Repeat the listing that follows, character for character, minus the pictures.
----
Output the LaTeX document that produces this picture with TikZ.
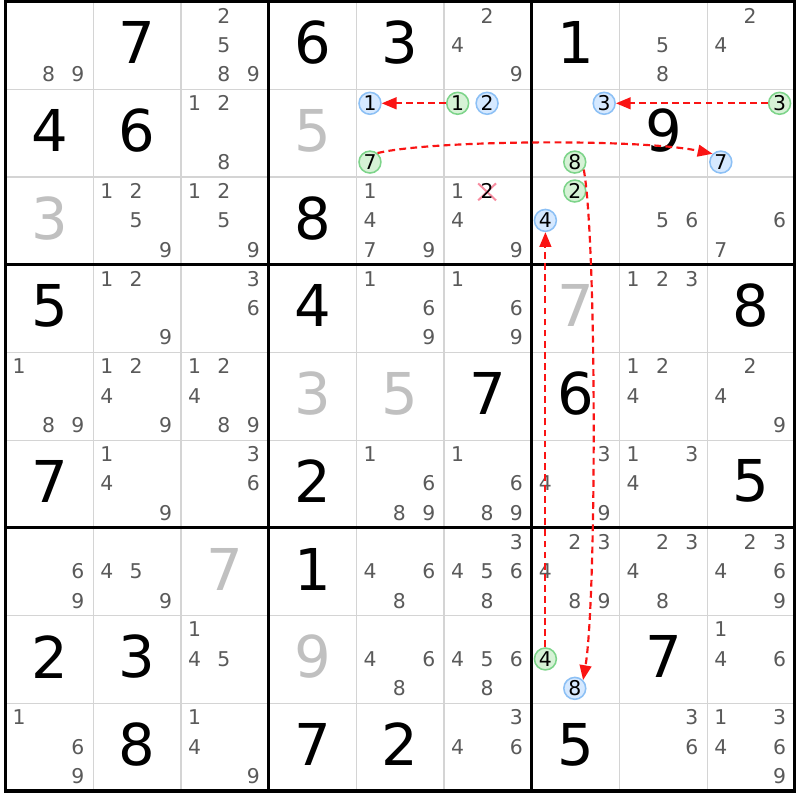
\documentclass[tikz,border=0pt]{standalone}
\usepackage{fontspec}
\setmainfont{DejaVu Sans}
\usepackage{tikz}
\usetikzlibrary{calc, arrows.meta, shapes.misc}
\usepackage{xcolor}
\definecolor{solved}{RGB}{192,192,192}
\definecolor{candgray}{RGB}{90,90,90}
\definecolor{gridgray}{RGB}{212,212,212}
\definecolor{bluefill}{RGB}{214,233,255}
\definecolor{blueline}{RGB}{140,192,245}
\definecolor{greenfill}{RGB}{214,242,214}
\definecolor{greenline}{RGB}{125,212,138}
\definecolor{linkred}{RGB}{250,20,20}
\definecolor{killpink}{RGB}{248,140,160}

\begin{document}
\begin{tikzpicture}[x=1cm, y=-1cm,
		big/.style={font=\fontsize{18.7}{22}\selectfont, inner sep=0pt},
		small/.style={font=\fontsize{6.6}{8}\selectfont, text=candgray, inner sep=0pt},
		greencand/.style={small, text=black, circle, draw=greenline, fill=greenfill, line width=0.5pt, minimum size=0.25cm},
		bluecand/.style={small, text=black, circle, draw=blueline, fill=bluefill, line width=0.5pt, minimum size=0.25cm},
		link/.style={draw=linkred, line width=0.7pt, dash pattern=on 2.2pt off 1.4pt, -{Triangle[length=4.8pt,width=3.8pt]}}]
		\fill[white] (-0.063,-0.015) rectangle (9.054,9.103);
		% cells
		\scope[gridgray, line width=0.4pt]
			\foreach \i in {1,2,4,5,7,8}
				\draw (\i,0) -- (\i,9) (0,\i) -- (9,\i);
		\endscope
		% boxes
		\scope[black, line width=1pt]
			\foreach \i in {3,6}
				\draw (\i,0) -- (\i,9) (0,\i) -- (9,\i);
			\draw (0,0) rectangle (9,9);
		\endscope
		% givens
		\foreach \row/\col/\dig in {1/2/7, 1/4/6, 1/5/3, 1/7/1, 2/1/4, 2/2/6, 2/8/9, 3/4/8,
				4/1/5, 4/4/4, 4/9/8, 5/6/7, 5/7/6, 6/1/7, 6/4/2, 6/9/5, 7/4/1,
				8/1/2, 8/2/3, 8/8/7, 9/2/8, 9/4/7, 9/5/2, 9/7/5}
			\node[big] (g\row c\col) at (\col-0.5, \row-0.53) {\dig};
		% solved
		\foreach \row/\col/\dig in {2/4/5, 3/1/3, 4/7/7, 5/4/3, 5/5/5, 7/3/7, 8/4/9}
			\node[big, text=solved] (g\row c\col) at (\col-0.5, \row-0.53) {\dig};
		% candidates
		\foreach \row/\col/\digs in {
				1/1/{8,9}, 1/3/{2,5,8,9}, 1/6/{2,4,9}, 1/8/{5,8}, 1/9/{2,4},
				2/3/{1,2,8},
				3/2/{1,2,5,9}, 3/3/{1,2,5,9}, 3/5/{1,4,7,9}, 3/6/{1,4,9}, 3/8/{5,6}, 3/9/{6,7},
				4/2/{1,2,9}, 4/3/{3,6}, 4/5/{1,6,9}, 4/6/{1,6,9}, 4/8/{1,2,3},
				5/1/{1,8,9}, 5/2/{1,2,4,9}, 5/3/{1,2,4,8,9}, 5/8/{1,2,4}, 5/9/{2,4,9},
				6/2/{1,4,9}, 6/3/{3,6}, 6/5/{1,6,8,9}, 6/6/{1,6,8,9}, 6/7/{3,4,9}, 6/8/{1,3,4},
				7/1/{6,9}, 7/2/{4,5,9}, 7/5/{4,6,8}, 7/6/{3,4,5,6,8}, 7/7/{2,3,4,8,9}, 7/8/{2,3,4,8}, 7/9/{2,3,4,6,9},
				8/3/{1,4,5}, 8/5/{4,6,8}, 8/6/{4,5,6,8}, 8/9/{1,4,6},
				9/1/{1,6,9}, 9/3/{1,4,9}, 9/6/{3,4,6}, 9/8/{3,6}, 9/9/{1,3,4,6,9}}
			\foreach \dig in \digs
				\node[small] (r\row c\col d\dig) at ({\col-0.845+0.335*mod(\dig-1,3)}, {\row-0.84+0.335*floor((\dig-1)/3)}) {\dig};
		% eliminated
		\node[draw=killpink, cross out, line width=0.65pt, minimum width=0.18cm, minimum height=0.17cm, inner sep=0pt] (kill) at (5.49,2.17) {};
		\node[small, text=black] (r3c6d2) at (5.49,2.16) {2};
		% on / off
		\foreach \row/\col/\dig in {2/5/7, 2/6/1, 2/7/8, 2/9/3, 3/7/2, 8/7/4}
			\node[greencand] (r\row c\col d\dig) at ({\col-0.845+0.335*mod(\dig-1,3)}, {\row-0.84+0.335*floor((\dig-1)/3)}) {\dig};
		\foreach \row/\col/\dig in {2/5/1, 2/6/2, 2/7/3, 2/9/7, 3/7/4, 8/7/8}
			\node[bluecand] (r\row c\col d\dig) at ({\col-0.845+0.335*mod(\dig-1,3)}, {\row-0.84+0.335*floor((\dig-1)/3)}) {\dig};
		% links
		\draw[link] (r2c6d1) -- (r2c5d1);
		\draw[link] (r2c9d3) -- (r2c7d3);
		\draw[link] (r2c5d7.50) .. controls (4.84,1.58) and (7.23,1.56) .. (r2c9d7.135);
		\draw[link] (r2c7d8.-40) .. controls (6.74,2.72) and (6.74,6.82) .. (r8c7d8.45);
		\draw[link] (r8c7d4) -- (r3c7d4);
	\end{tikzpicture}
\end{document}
----
_Result:_
Output the LaTeX document that produces this picture with TikZ.
\documentclass[tikz,border=0pt]{standalone}
\usepackage{fontspec}
\setmainfont{DejaVu Sans}
\usepackage{tikz}
\usetikzlibrary{calc, arrows.meta, shapes.misc}
\usepackage{xcolor}
\definecolor{solved}{RGB}{192,192,192}
\definecolor{candgray}{RGB}{90,90,90}
\definecolor{gridgray}{RGB}{212,212,212}
\definecolor{bluefill}{RGB}{214,233,255}
\definecolor{blueline}{RGB}{140,192,245}
\definecolor{greenfill}{RGB}{214,242,214}
\definecolor{greenline}{RGB}{125,212,138}
\definecolor{linkred}{RGB}{250,20,20}
\definecolor{killpink}{RGB}{248,140,160}

\begin{document}
\begin{tikzpicture}[x=1cm, y=-1cm,
		big/.style={font=\fontsize{18.7}{22}\selectfont, inner sep=0pt},
		small/.style={font=\fontsize{6.6}{8}\selectfont, text=candgray, inner sep=0pt},
		greencand/.style={small, text=black, circle, draw=greenline, fill=greenfill, line width=0.5pt, minimum size=0.25cm},
		bluecand/.style={small, text=black, circle, draw=blueline, fill=bluefill, line width=0.5pt, minimum size=0.25cm},
		link/.style={draw=linkred, line width=0.7pt, dash pattern=on 2.2pt off 1.4pt, -{Triangle[length=4.8pt,width=3.8pt]}}]
		\fill[white] (-0.063,-0.015) rectangle (9.054,9.103);
		% cells
		\scope[gridgray, line width=0.4pt]
			\foreach \i in {1,2,4,5,7,8}
				\draw (\i,0) -- (\i,9) (0,\i) -- (9,\i);
		\endscope
		% boxes
		\scope[black, line width=1pt]
			\foreach \i in {3,6}
				\draw (\i,0) -- (\i,9) (0,\i) -- (9,\i);
			\draw (0,0) rectangle (9,9);
		\endscope
		% givens
		\foreach \row/\col/\dig in {1/2/7, 1/4/6, 1/5/3, 1/7/1, 2/1/4, 2/2/6, 2/8/9, 3/4/8,
				4/1/5, 4/4/4, 4/9/8, 5/6/7, 5/7/6, 6/1/7, 6/4/2, 6/9/5, 7/4/1,
				8/1/2, 8/2/3, 8/8/7, 9/2/8, 9/4/7, 9/5/2, 9/7/5}
			\node[big] (g\row c\col) at (\col-0.5, \row-0.53) {\dig};
		% solved
		\foreach \row/\col/\dig in {2/4/5, 3/1/3, 4/7/7, 5/4/3, 5/5/5, 7/3/7, 8/4/9}
			\node[big, text=solved] (g\row c\col) at (\col-0.5, \row-0.53) {\dig};
		% candidates
		\foreach \row/\col/\digs in {
				1/1/{8,9}, 1/3/{2,5,8,9}, 1/6/{2,4,9}, 1/8/{5,8}, 1/9/{2,4},
				2/3/{1,2,8},
				3/2/{1,2,5,9}, 3/3/{1,2,5,9}, 3/5/{1,4,7,9}, 3/6/{1,4,9}, 3/8/{5,6}, 3/9/{6,7},
				4/2/{1,2,9}, 4/3/{3,6}, 4/5/{1,6,9}, 4/6/{1,6,9}, 4/8/{1,2,3},
				5/1/{1,8,9}, 5/2/{1,2,4,9}, 5/3/{1,2,4,8,9}, 5/8/{1,2,4}, 5/9/{2,4,9},
				6/2/{1,4,9}, 6/3/{3,6}, 6/5/{1,6,8,9}, 6/6/{1,6,8,9}, 6/7/{3,4,9}, 6/8/{1,3,4},
				7/1/{6,9}, 7/2/{4,5,9}, 7/5/{4,6,8}, 7/6/{3,4,5,6,8}, 7/7/{2,3,4,8,9}, 7/8/{2,3,4,8}, 7/9/{2,3,4,6,9},
				8/3/{1,4,5}, 8/5/{4,6,8}, 8/6/{4,5,6,8}, 8/9/{1,4,6},
				9/1/{1,6,9}, 9/3/{1,4,9}, 9/6/{3,4,6}, 9/8/{3,6}, 9/9/{1,3,4,6,9}}
			\foreach \dig in \digs
				\node[small] (r\row c\col d\dig) at ({\col-0.845+0.335*mod(\dig-1,3)}, {\row-0.84+0.335*floor((\dig-1)/3)}) {\dig};
		% eliminated
		\node[draw=killpink, cross out, line width=0.65pt, minimum width=0.18cm, minimum height=0.17cm, inner sep=0pt] (kill) at (5.49,2.17) {};
		\node[small, text=black] (r3c6d2) at (5.49,2.16) {2};
		% on / off
		\foreach \row/\col/\dig in {2/5/7, 2/6/1, 2/7/8, 2/9/3, 3/7/2, 8/7/4}
			\node[greencand] (r\row c\col d\dig) at ({\col-0.845+0.335*mod(\dig-1,3)}, {\row-0.84+0.335*floor((\dig-1)/3)}) {\dig};
		\foreach \row/\col/\dig in {2/5/1, 2/6/2, 2/7/3, 2/9/7, 3/7/4, 8/7/8}
			\node[bluecand] (r\row c\col d\dig) at ({\col-0.845+0.335*mod(\dig-1,3)}, {\row-0.84+0.335*floor((\dig-1)/3)}) {\dig};
		% links
		\draw[link] (r2c6d1) -- (r2c5d1);
		\draw[link] (r2c9d3) -- (r2c7d3);
		\draw[link] (r2c5d7.50) .. controls (4.84,1.58) and (7.23,1.56) .. (r2c9d7.135);
		\draw[link] (r2c7d8.-40) .. controls (6.74,2.72) and (6.74,6.82) .. (r8c7d8.45);
		\draw[link] (r8c7d4) -- (r3c7d4);
	\end{tikzpicture}
\end{document}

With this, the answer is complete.